House debates

Wednesday, 17 June 2015

Bills

Appropriation Bill (No. 1) 2015-2016; Consideration in Detail

12:09 pm

Photo of Shayne NeumannShayne Neumann (Blair, Australian Labor Party, Shadow Minister for Indigenous Affairs) Share this | Hansard source

There are about 330,000 people working in the aged-care sector, some in residential aged care, others in home care and some in what will be taken up by the new Commonwealth Home Support Program. It is accepted that within the next eight years we will need 55,770 suitably qualified aged-care workers. One of the first acts of this government was to get rid of the negotiated Aged Care Workforce Supplement that Labor brought in, in consultation with COTA, LASA, FaCSIA and the whole sector. Through the 2014-15 budget they put the money back into the aged-care sector. It is accepted, Minister, that there has been very little appreciation of wages and improvement in conditions as a result of that. Your assistant minister made a very interesting comment on the Australian Ageing Agenda website. He said:

Government can't escape their obligation in terms of funding workforce. Building a better skilled, more appropriate aged care workforce will improve outcomes for older Australians.

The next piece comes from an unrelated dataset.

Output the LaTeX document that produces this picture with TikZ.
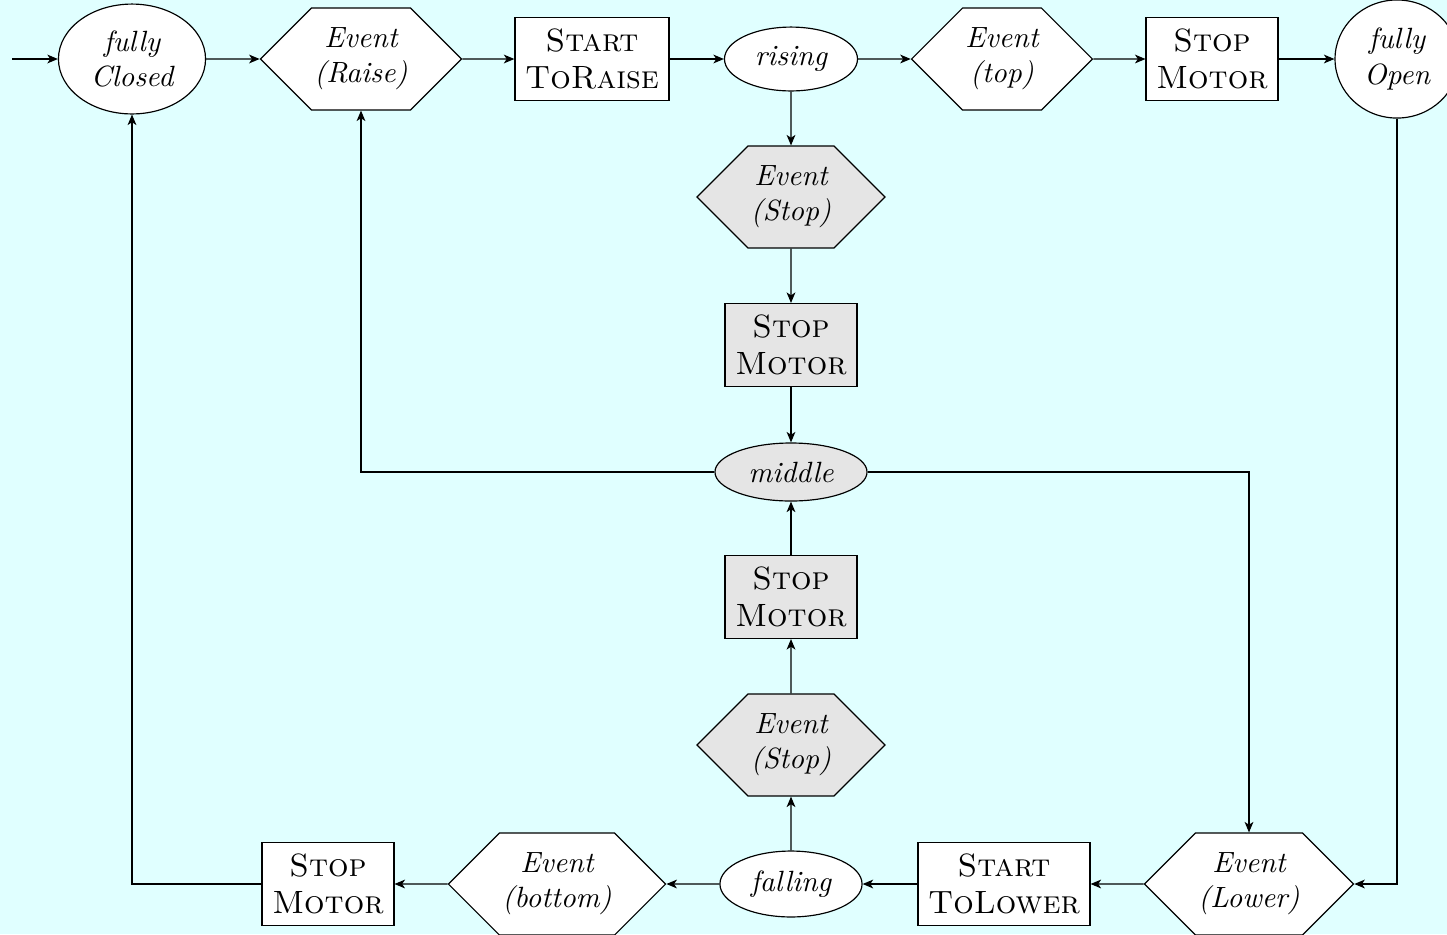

The assistant minister, Senator Fifield, made a promise back in February 2014 that he would develop an aged-care workforce strategy. Over a year later: where is this strategy, Minister? He also promised there would be an audit of government funded aged-care workforce initiatives and we have not seen that released. Where is that, Minister? In this current budget we have seen a reduction of 15 per cent—over $40 million—from the Aged Care Workforce Development Fund. The contracts and stock take in relation to this will expire in the next couple of weeks. Why did the government cut the funding for the Aged Care Workforce Development Fund—15 per cent, over $40 billion—before the audit was released and before anything like a strategy was delivered?